Everything about the kingdom Lissar comes from is beautiful – her parents, the grand court, the castle. It celebrates material wealth; they are bigger and better. The kingdom that Lissar travels to is placed directly in contrast with this. The king and queen are approachable, down to earth – everyone in the Yellow City will find work if they ask for it. The royal family of the Yellow City is loved for a completely different reason that Lissar’s parents – their kind natures. They are a plain family, stocky and unattractive, but good people.

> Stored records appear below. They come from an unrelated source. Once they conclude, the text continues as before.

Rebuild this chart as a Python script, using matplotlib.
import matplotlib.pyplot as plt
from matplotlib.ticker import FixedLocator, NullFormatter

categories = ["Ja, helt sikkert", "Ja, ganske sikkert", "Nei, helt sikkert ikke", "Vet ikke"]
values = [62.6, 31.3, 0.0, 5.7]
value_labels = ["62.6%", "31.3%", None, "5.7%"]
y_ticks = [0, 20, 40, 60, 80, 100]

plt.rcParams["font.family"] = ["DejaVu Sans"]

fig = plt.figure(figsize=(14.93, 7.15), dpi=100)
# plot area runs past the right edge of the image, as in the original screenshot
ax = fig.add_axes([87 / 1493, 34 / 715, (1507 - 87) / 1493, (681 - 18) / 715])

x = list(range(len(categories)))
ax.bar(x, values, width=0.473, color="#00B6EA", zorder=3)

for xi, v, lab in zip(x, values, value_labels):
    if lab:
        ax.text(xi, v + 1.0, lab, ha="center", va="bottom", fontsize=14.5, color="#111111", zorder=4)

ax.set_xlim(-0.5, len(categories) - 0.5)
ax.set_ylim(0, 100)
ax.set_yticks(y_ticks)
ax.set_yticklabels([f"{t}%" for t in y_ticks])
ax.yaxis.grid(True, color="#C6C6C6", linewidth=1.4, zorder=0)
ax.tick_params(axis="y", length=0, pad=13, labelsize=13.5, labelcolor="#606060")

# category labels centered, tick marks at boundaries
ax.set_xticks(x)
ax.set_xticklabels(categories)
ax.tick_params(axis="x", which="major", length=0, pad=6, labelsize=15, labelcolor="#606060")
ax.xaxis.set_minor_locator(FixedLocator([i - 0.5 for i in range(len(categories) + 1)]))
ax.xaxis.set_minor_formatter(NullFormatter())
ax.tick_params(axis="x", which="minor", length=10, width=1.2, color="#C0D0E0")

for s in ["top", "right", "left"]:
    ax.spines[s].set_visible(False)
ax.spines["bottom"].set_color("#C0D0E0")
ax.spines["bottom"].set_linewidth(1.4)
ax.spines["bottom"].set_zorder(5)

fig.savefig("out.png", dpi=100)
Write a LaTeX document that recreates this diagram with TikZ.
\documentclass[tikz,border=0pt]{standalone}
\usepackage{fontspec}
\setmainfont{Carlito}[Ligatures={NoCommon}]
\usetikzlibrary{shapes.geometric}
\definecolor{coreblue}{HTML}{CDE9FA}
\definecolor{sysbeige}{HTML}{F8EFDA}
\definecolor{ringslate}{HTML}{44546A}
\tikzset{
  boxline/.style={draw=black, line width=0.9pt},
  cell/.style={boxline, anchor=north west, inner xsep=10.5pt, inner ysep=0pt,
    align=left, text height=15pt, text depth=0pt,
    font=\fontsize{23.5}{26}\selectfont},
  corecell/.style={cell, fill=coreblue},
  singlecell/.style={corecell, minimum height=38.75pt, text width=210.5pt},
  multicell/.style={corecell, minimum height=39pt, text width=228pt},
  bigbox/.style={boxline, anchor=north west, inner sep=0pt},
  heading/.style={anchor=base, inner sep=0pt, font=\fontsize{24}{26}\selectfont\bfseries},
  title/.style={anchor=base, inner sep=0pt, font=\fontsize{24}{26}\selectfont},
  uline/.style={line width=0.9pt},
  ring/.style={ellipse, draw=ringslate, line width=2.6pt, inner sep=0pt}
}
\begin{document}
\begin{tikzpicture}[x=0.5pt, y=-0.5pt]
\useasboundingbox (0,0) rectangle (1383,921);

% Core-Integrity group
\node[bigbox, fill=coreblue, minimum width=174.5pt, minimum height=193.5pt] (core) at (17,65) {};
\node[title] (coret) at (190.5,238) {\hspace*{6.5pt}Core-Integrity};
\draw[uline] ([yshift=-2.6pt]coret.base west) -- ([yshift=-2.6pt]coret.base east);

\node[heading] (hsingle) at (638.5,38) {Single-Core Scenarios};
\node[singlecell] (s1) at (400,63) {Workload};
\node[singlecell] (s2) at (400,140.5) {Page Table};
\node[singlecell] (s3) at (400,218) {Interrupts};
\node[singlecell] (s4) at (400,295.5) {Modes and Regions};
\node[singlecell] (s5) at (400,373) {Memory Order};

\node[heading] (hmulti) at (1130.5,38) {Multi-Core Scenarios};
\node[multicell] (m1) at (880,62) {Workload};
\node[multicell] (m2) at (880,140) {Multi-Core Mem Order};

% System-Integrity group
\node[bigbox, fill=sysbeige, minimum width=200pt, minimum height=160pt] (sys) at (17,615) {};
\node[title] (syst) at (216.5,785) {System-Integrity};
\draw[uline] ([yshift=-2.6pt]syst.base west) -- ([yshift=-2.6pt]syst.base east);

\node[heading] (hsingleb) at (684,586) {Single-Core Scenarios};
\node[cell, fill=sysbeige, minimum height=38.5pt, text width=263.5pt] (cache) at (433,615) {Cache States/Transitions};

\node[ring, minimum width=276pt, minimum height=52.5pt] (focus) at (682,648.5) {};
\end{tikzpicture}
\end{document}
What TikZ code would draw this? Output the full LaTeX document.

Prince Ossin is the ultimate example of this. Lissar’s father is handsome, thin, and tall, while Ossin is stocky with a large chin and thick, workman-like hands. He has no grace or royal look to him at all. But his love of his dogs and the care that he gives them is an example of his good nature. Meanwhile Lissar’s father orders to have Ash killed so that Lissar may focus all of her attention on him rather than her dog.
Sexuality and Violence: Blood
I think the limiting aspect of this book is that it is very feminine novel, particularly in thematic content. Sexuality and violence go hand in hand in this novel, particularly with McKinley’s repeated use of blood as imagery and consequence. More specifically, the novel deals with female sexuality. The rape scene is possibly a little glossed over, but with good reason. Lissar herself is unable to process the thoughts. But the aftermath is ever present in the book.
More than any other novel I’ve read, Deerskin repeatedly mentions menstrual cycles, which Lissar refers to as ‘moon blood’. For her it is something to fear – once she has experienced her first menstruation, she becomes a target for her father. It is the lack of ‘moon blood’ that alerts her to her condition – being pregnant with her father’s child. And blood again when she loses that child. Her menstrual blood, along with the blood of the animals she kills, all wipe clean off her white deerskin dress. The final ‘confrontation’ in the novel sees Lissar bleed from her hands, bleeding everywhere.
Deerskin is a psychological novel – the structure of the novel reflects the state of Lissar’s mind. I read a few reviews of this novel before reading it, and they often commented on the way that the novel loops back on itself, seemingly repeating sections of action. While I admit that this sometimes does drag on a little bit, I think it is done for a very specific reason. Lissar is unable to face the trauma she has experienced, so she suppresses it. When new experiences open themselves up to her, she runs away – running from both her past and her possible future. She is turning back on herself, as her mind does; constantly circling, trying to find its way past the trauma but unable to leave it behind.
Lissar’s journey in the physical sense is away from her past, mirrored by the movement she is making in her mind. She takes some steps forward, three steps back. She is only free to physically stay in her new found home once she has attacked (and purged) the demons in her mind.
Verdict: This is a thoroughly enjoyable dark fantasy novel. I would recommend it more so to female readers and put forward the caveat that this is not for the squeamish.